--- INFORMATION GIVEN ---
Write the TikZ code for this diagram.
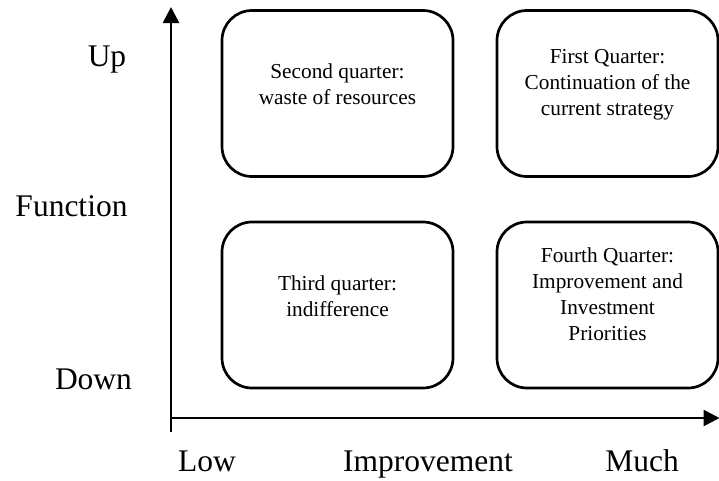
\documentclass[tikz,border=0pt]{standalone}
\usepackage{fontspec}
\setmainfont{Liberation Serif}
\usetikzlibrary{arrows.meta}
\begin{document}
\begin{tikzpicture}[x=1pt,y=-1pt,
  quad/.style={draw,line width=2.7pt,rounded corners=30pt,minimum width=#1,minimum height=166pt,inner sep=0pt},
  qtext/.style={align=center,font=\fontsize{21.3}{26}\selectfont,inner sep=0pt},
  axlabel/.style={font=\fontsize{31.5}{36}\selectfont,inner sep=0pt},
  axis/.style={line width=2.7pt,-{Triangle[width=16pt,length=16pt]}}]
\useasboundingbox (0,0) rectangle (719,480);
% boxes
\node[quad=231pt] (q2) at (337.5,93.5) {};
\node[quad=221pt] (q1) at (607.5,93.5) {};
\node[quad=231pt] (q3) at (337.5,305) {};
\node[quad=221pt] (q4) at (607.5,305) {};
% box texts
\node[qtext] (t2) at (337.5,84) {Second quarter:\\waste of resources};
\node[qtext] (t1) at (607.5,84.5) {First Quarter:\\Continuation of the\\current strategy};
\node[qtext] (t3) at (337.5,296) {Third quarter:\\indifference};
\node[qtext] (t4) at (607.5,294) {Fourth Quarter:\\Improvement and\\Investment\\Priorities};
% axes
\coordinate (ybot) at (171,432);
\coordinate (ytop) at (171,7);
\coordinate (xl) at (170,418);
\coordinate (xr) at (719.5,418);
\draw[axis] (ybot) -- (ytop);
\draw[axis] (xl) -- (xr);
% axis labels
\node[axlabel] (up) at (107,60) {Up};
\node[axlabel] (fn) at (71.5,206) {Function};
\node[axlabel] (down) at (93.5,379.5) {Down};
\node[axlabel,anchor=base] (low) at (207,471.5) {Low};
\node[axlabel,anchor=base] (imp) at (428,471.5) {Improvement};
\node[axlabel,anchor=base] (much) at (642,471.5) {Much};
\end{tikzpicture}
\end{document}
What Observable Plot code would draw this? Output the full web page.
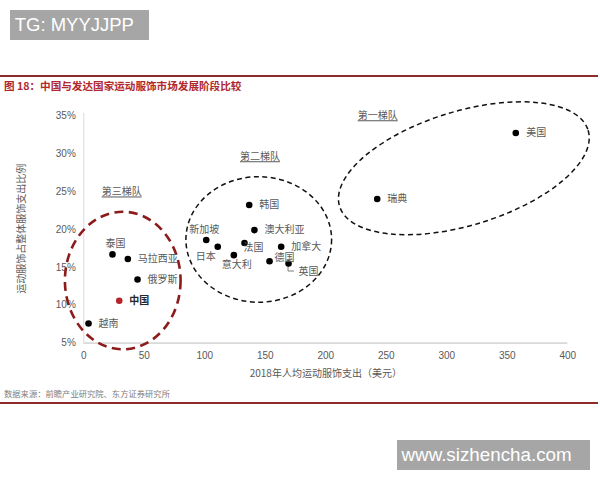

--- TASK BRIEF ---
Determine how many lines of the data contain the word "draw", and reply with that number only.

--- EXERCISE OUTPUT ---
4